Regional specialities worth seeking out
Part of the joy of eating in Tamil Nadu is how closely food is tied to place. Madurai offers its bold non-vegetarian food and the refreshing jigarthanda, Tirunelveli its famous halwa, and Chettinad its stone-ground, richly spiced curries. Kumbakonam and Thanjavur, sitting in the fertile Cauvery delta, are known both for their own style of degree coffee and for the delta’s excellent rice and vegetable cooking, while Dindigul and Ambur have made their names through biryani. Along the coast, seafood dominates, with each fishing town bringing its own take on fish and prawn curries. Travelling through the state with food in mind is one of the best ways to understand its regions, since so often the local speciality tells you something about the land, the coastline or the trading history that shaped it.
Where and how to eat
Getting the most out of Tamil Nadu’s food is largely about knowing where to look. Meals restaurants, often simple and unpretentious, are the place for the banana leaf lunch, while tiffin centres handle breakfast and the evening snack rush with equal enthusiasm. Mess houses and military hotels, a name that has nothing to do with the armed forces but everything to do with brisk, no-frills service, are the traditional home of good non-vegetarian cooking. Street stalls and sweet shops round out the picture, offering everything from hot bajji to trays of glistening mysore pak. Eating with the hands is the norm for most of this food, and it is worth embracing rather than avoiding, since it genuinely changes how the meal feels. As with so much good food anywhere in the world, some of the very best Tamil cooking is found not in polished restaurants but in humble, long-running local places that have been doing one thing well for decades.

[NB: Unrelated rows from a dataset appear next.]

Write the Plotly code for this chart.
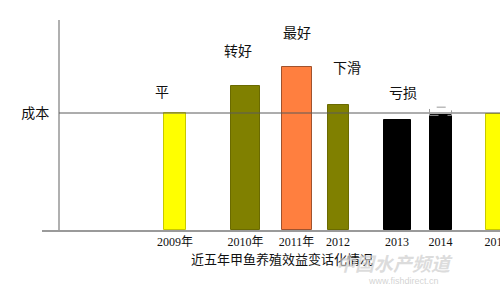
import plotly.graph_objects as go

# ---- data ----
years = ["2009年", "2010年", "2011年", "2012", "2013", "2014", "2015"]
x_pos = [2.66, 4.07, 5.09, 5.92, 7.10, 7.97, 9.09]      # uneven placement along the x scale
values = [100, 123.3, 139.6, 106.6, 93.8, 98.0, 99.4]   # benefit index, cost = 100
bar_widths = [0.44, 0.58, 0.60, 0.42, 0.54, 0.44, 0.44]
cost = 100
cost_label = "成本"

label_text = ["平", "转好", "最好", "下滑", "亏损"]
label_x = [2.40, 3.92, 5.10, 6.10, 7.22]
label_y = [118.8, 153.8, 169.2, 139.3, 117.9]

title_text = "近五年甲鱼养殖效益变话化情况"

# ---- styles ----
fill_colors = ["#FFFF00", "#808000", "#FF7F3F", "#808000", "#000000", "#000000", "#FFFF00"]
line_colors = ["#C8C800", "#6A6A00", "#A0522D", "#6A6A00", "#000000", "#000000", "#C8C800"]
serif = "Liberation Serif, Noto Sans CJK SC"
cjk = "Noto Sans CJK SC"

fig = go.Figure()
fig.add_trace(go.Bar(
    x=x_pos, y=values, width=bar_widths,
    marker=dict(color=fill_colors, line=dict(color=line_colors, width=1)),
    showlegend=False, hoverinfo="skip",
))

# cost reference line
fig.add_shape(type="line", xref="paper", yref="y", x0=0.0371, x1=1,
              y0=cost, y1=cost, line=dict(color="#5a5a5a", width=1))

# dashed box above the 2014 bar
i14 = 5
fig.add_shape(type="rect", xref="x", yref="y",
              x0=x_pos[i14] - bar_widths[i14] / 2, x1=x_pos[i14] + bar_widths[i14] / 2,
              y0=values[i14], y1=values[i14] + 7,
              line=dict(color="#999999", width=1, dash="dash"))

for t, lx, ly in zip(label_text, label_x, label_y):
    fig.add_annotation(x=lx, y=ly, xref="x", yref="y", text=t, showarrow=False,
                       xanchor="center", yanchor="middle",
                       font=dict(family=cjk, size=14, color="#111111"))

# chart caption (below axis)
fig.add_annotation(x=0.524, y=-0.134, xref="paper", yref="paper", text=title_text,
                   showarrow=False, xanchor="center", yanchor="middle",
                   font=dict(family=cjk, size=13, color="#111111"))

# watermark
fig.add_annotation(x=0.77, y=-0.155, xref="paper", yref="paper",
                   text="<b><i>中国水产频道</i></b>", showarrow=False,
                   xanchor="center", yanchor="middle",
                   font=dict(family=cjk, size=19, color="rgba(205,205,205,0.7)"))
fig.add_annotation(x=0.79, y=-0.245, xref="paper", yref="paper",
                   text="www.fishdirect.cn", showarrow=False,
                   xanchor="center", yanchor="middle",
                   font=dict(family="Liberation Sans", size=9, color="rgba(200,200,200,0.8)"))

fig.update_layout(
    width=500, height=291,
    margin=dict(l=42, r=0, t=20, b=61),
    paper_bgcolor="white", plot_bgcolor="white",
    bargap=0,
    xaxis=dict(range=[0, 9.16], showline=True, linecolor="#9a9a9a", linewidth=2,
               showgrid=False, zeroline=False, ticks="",
               tickvals=x_pos, ticktext=years, ticklabeloverflow="allow",
               tickfont=dict(family=serif, size=12, color="#111111"),
               automargin=False, fixedrange=True),
    yaxis=dict(range=[0, 179.5], anchor="free", position=0.0371,
               showline=True, linecolor="#b0b0b0", linewidth=2,
               showgrid=False, zeroline=False, ticks="",
               tickvals=[cost], ticktext=[cost_label],
               tickfont=dict(family=cjk, size=14, color="#111111"),
               ticklabelstandoff=6, automargin=False, fixedrange=True),
    font=dict(family=serif),
)

fig.write_html("out.html")
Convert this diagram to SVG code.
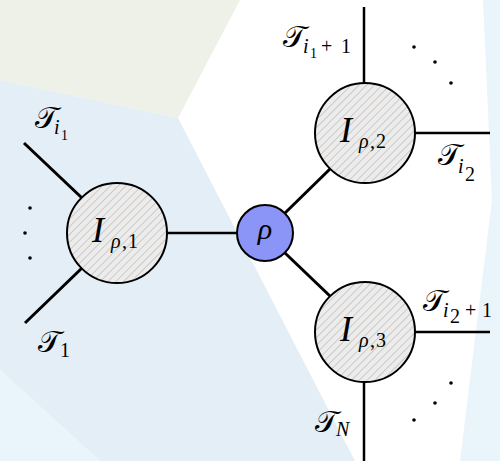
<svg xmlns="http://www.w3.org/2000/svg" width="500" height="461" viewBox="0 0 500 461">
<style>
.leg{stroke:#000;stroke-width:2.5;fill:none;stroke-linecap:butt}
.edge{stroke:#000;stroke-width:3;fill:none}
.blob{fill:url(#hatch);stroke:#000;stroke-width:2}
.rho{fill:#8b95f7;stroke:#000;stroke-width:2}
.m{font-family:"Liberation Serif","DejaVu Serif",serif;font-size:30px;fill:#000}
.it{font-style:italic}
.s{font-size:20px}
.ss{font-size:14px}
.dot{fill:#000}
</style>
<defs>
<pattern id="hatch" width="5.5" height="5.5" patternUnits="userSpaceOnUse" patternTransform="rotate(45)">
<rect width="5.5" height="5.5" fill="#ececec"/>
<line x1="0" y1="0" x2="0" y2="5.5" stroke="#b3afa9" stroke-width="1.1"/>
</pattern>
</defs>
<g id="background">
<rect width="500" height="461" fill="#ffffff"/>
<polygon points="0,0 240,0 178,118 0,80" fill="#eef1e7"/>
<polygon points="0,80 178,118 355,461 100,461 0,370" fill="#e4eef6"/>
<polygon points="0,370 100,461 0,461" fill="#e9f4fb"/>
<polygon points="483,0 492,200 460,461 500,461 500,0" fill="#e9f4fb"/>
</g>
<g id="connectors">
<line class="leg" x1="167" y1="233" x2="237" y2="233"/>
<line class="edge" x1="285" y1="213" x2="331" y2="168"/>
<line class="edge" x1="285" y1="253" x2="331" y2="297"/>
<line class="edge" x1="82" y1="198" x2="24" y2="143"/>
<line class="edge" x1="82" y1="268" x2="25" y2="323"/>
<line class="leg" x1="364" y1="83" x2="364" y2="7"/>
<line class="leg" x1="415" y1="133" x2="490" y2="133"/>
<line class="leg" x1="415" y1="332" x2="490" y2="332"/>
<line class="leg" x1="364" y1="382" x2="364" y2="461"/>
</g>
<g id="dots">
<circle class="dot" cx="30" cy="208" r="1.8"/>
<circle class="dot" cx="25" cy="233" r="1.8"/>
<circle class="dot" cx="30" cy="258" r="1.8"/>
<circle class="dot" cx="414" cy="47" r="1.8"/>
<circle class="dot" cx="435" cy="62" r="1.8"/>
<circle class="dot" cx="451" cy="83" r="1.8"/>
<circle class="dot" cx="451" cy="383" r="1.8"/>
<circle class="dot" cx="435" cy="403" r="1.8"/>
<circle class="dot" cx="414" cy="420" r="1.8"/>
</g>
<g id="node-I1">
<circle class="blob" cx="117" cy="233" r="50"/>
<text class="m"><tspan class="it" x="92" y="242" font-size="36">I</tspan><tspan class="it s" x="111" y="248">ρ</tspan><tspan class="s" x="122" y="248">,</tspan><tspan class="s" x="128" y="248">1</tspan></text>
</g>
<g id="node-rho">
<circle class="rho" cx="265" cy="233" r="28"/>
<text class="m it" x="265" y="239" text-anchor="middle" font-size="32">ρ</text>
</g>
<g id="node-I2">
<circle class="blob" cx="365" cy="133" r="50"/>
<text class="m"><tspan class="it" x="340" y="142" font-size="36">I</tspan><tspan class="it s" x="359" y="148">ρ</tspan><tspan class="s" x="370" y="148">,</tspan><tspan class="s" x="376" y="148">2</tspan></text>
</g>
<g id="node-I3">
<circle class="blob" cx="365" cy="332" r="50"/>
<text class="m"><tspan class="it" x="340" y="341" font-size="36">I</tspan><tspan class="it s" x="359" y="347">ρ</tspan><tspan class="s" x="370" y="347">,</tspan><tspan class="s" x="376" y="347">3</tspan></text>
</g>
<g id="labels">
<text class="m"><tspan x="35" y="128">𝒯</tspan><tspan class="it s" x="54" y="134">i</tspan><tspan class="ss" x="61" y="140">1</tspan></text>
<text class="m"><tspan x="283" y="47">𝒯</tspan><tspan class="it s" x="303" y="53">i</tspan><tspan class="ss" x="310" y="58">1</tspan><tspan class="s" x="321" y="53">+</tspan><tspan class="s" x="341" y="53">1</tspan></text>
<text class="m"><tspan x="438" y="165">𝒯</tspan><tspan class="it s" x="458" y="173">i</tspan><tspan class="s" x="465" y="181">2</tspan></text>
<text class="m"><tspan x="423" y="311">𝒯</tspan><tspan class="it s" x="443" y="317">i</tspan><tspan class="s" x="450" y="323">2</tspan><tspan class="s" x="465" y="317">+</tspan><tspan class="s" x="482" y="317">1</tspan></text>
<text class="m"><tspan x="315" y="432">𝒯</tspan><tspan class="it s" x="336" y="436">N</tspan></text>
<text class="m"><tspan x="38" y="352">𝒯</tspan><tspan class="s" x="60" y="357">1</tspan></text>
</g>
</svg>
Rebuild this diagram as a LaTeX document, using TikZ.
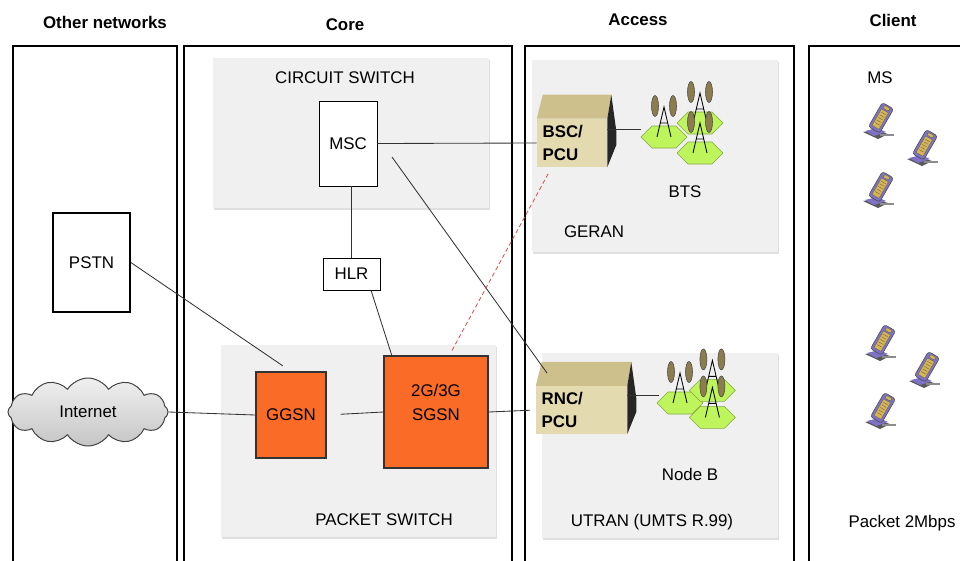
\documentclass[tikz,border=0pt]{standalone}
\usepackage{fontspec}
\setmainfont{Liberation Sans}
\usetikzlibrary{positioning, shapes.symbols, shadows}
\definecolor{panelgray}{HTML}{F0F0F0}
\definecolor{nodeorange}{HTML}{F96B27}
\definecolor{cabfront}{HTML}{E4DAB0}
\definecolor{cabtop}{HTML}{CDC08C}
\definecolor{cellgreen}{HTML}{BEF55C}
\definecolor{celledge}{HTML}{86A640}
\definecolor{mastbrown}{HTML}{8C7C4E}
\definecolor{phonepurple}{HTML}{7E72C4}
\definecolor{phonegold}{HTML}{D8B54E}
\definecolor{linkred}{HTML}{D9534F}
\tikzset{every node/.style={font=\fontsize{12}{17}\selectfont},header/.style={font=\fontsize{12}{17}\selectfont\bfseries},column/.style={draw,line width=1.6pt},panel/.style={fill=panelgray,inner sep=0pt,drop shadow={opacity=0.25,shadow xshift=0.6pt,shadow yshift=-1.2pt}},plainbox/.style={draw,fill=white,line width=0.6pt,inner sep=0pt,align=center},gsn/.style={draw=black!80,fill=nodeorange,line width=0.8pt,inner sep=0pt,drop shadow={opacity=0.2,shadow xshift=0.6pt,shadow yshift=-0.8pt}},cabinet/.style={fill=cabfront,inner sep=4pt,align=left,font=\fontsize{12}{17}\selectfont\bfseries},cloudnode/.style={cloud,cloud puffs=12,cloud puff arc=115,aspect=2.4,draw=black!75,line width=0.7pt,top color=gray!12,bottom color=gray!45,minimum width=4cm,minimum height=1.7cm,inner sep=0pt},link/.style={draw=black!80,line width=0.6pt},redlink/.style={draw=linkred,line width=0.6pt,dash pattern=on 3pt off 2pt}}
\tikzset{hexcell/.pic={\draw[fill=cellgreen,draw=celledge,line width=0.4pt] (-23,0) -- (-12,-11) -- (12,-11) -- (23,0) -- (12,11) -- (-12,11) -- cycle;},
mast/.pic={\draw[fill=mastbrown,draw=black!70,line width=0.4pt] (-9,-31) ellipse [x radius=3.5, y radius=10.5] (9,-31) ellipse [x radius=3.5, y radius=10.5];
\draw[line width=0.6pt] (-7,0) -- (0,-30) -- (7,0) (-3.5,-14) -- (3.5,-14);},
btsgroup/.pic={\path (0,0) pic{hexcell} (36,-14) pic{hexcell} (0,0) pic{mast} (36,-14) pic{mast} (36,16) pic{hexcell} (36,16) pic{mast};
\coordinate (-port) at (-23,-8);},
handset/.pic={\fill[black!65] (-15,9) -- (-3,7) -- (10,11) -- (0,16) -- cycle;
\draw[black!45,line width=0.8pt] (2,12) -- (16,12);
\fill[phonepurple] (-13,8) -- (-1,5) -- (8,9) -- (-4,13) -- cycle;
\begin{scope}[rotate=-30]
\draw[black!70,fill=phonepurple,rounded corners=2pt,line width=0.4pt] (-6.5,-20) rectangle (6.5,8);
\draw[black!60,fill=phonegold,line width=0.3pt] (-4,-14) rectangle (4,5);
\foreach \k in {-11,-8,-5,-2,1} \draw[black!60,line width=0.3pt] (-2.5,\k) -- (2.5,\k);
\draw[black!60,fill=phonegold,line width=0.3pt] (0,-17) ellipse [x radius=3.5, y radius=1.8];
\end{scope}}}
\begin{document}
\begin{tikzpicture}[x=0.025cm,y=-0.025cm]
\useasboundingbox (0,0) rectangle (960,560);
\node[header] (hother) at (105,22) {Other networks};
\node[header] (hcore) at (345,25) {Core};
\node[header] (haccess) at (638,20) {Access};
\node[header] (hclient) at (893,20) {Client};
\draw[column] (13,46) rectangle (177,575);
\draw[column] (184,46) rectangle (512,575);
\draw[column] (525,46) rectangle (794,575);
\draw[column] (809,46) rectangle (985,575);
\node[panel,minimum width=6.9cm,minimum height=3.75cm] (circuit) at (351,133) {};
\node[panel,minimum width=6.875cm,minimum height=4.8cm] (packet) at (358.5,441) {};
\node[panel,minimum width=6.15cm,minimum height=4.8cm] (geran) at (655,156) {};
\node[panel,minimum width=5.9cm,minimum height=4.625cm] (utran) at (660,445.5) {};
\node (circuitlbl) at (345,78) {CIRCUIT SWITCH};
\node (packetlbl) at (384,520) {PACKET SWITCH};
\node (geranlbl) at (594,232) {GERAN};
\node (utranlbl) at (652,522) {UTRAN (UMTS R.99)};
\node (btslbl) at (685,192) {BTS};
\node (nodeblbl) at (690,474) {Node B};
\node (mslbl) at (880,78) {MS};
\node (ratelbl) at (902,523) {Packet 2Mbps};
\node[plainbox,minimum width=1.45cm,minimum height=2.125cm] (msc) at (348,143.5) {MSC};
\node[plainbox,minimum width=1.425cm,minimum height=0.8cm] (hlr) at (351.5,274) {HLR};
\node[plainbox,line width=1.2pt,minimum width=1.925cm,minimum height=2.475cm] (pstn) at (91.5,262.5) {PSTN};
\node[cloudnode] (internet) at (88,412) {Internet};
\node[gsn,minimum width=1.75cm,minimum height=2.15cm] (ggsn) at (291,415) {GGSN};
\node[gsn,minimum width=2.6cm,minimum height=2.8cm] (sgsn) at (436,412) {};
\node[align=center] (sgsntext) at ([yshift=7pt]sgsn.center) {2G/3G\\SGSN};
\node[cabinet,text width=41.8pt,minimum height=1.2cm] (bsc) at (572,143) {BSC/\\PCU};
\node[cabinet,text width=56.7pt,minimum height=1.15cm] (rnc) at (581.5,410) {RNC/\\PCU};
\foreach \c in {bsc,rnc} {
\fill[cabtop] (\c.north west) -- ++(6,-24) -- ([shift={(4,-24)}]\c.north east) -- (\c.north east) -- cycle;
\fill[black!85] (\c.north east) -- ([shift={(4,-24)}]\c.north east) -- ([shift={(9,-12)}]\c.east) -- ([shift={(9,2)}]\c.east) -- (\c.south east) -- cycle;
}
\pic (bts) at (664,137) {btsgroup};
\pic[scale=0.9] (nodeb) at (680,403) {btsgroup};
\foreach \p in {(878,123),(922,150),(878,192),(880,345),(924,372),(880,413)} \pic at \p {handset};
\coordinate (mscout) at (392,157);
\coordinate (rnctop) at (547,373);
\draw[link] (msc.east) -- (bsc.west);
\draw[link] (mscout) -- (rnctop);
\draw[link] (hlr.north) -- (hlr.north |- msc.south);
\draw[link] (hlr.-40) -- (sgsn.128);
\draw[link,shorten >=7pt] (pstn.east) -- (ggsn.north);
\draw[link] (internet.east) -- (ggsn.west);
\draw[link,shorten <=10pt] (ggsn.east) -- (sgsn.west);
\draw[link,shorten >=4pt] (sgsn.east) -- (rnc.west);
\draw[link] (bts-port) -- (bts-port -| bsc.east);
\draw[link] (nodeb-port) -- (nodeb-port -| rnc.east);
\draw[redlink] ([shift={(16,-5)}]sgsn.north) -- ([shift={(-23,5)}]bsc.south);
\end{tikzpicture}
\end{document}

Tamil Nadu’s food cannot really be separated from its culture. It is generous almost by instinct, deeply regional in its pride, and built on centuries of tradition that show in everything from the tempering of a simple dal to the elaborate choreography of a banana leaf meal. Whether you are working your way through a tiffin breakfast, tracking down Chettinad specialities, or simply following the smell of filter coffee down a side street, eating your way across Tamil Nadu remains one of the great pleasures of travelling in this part of India.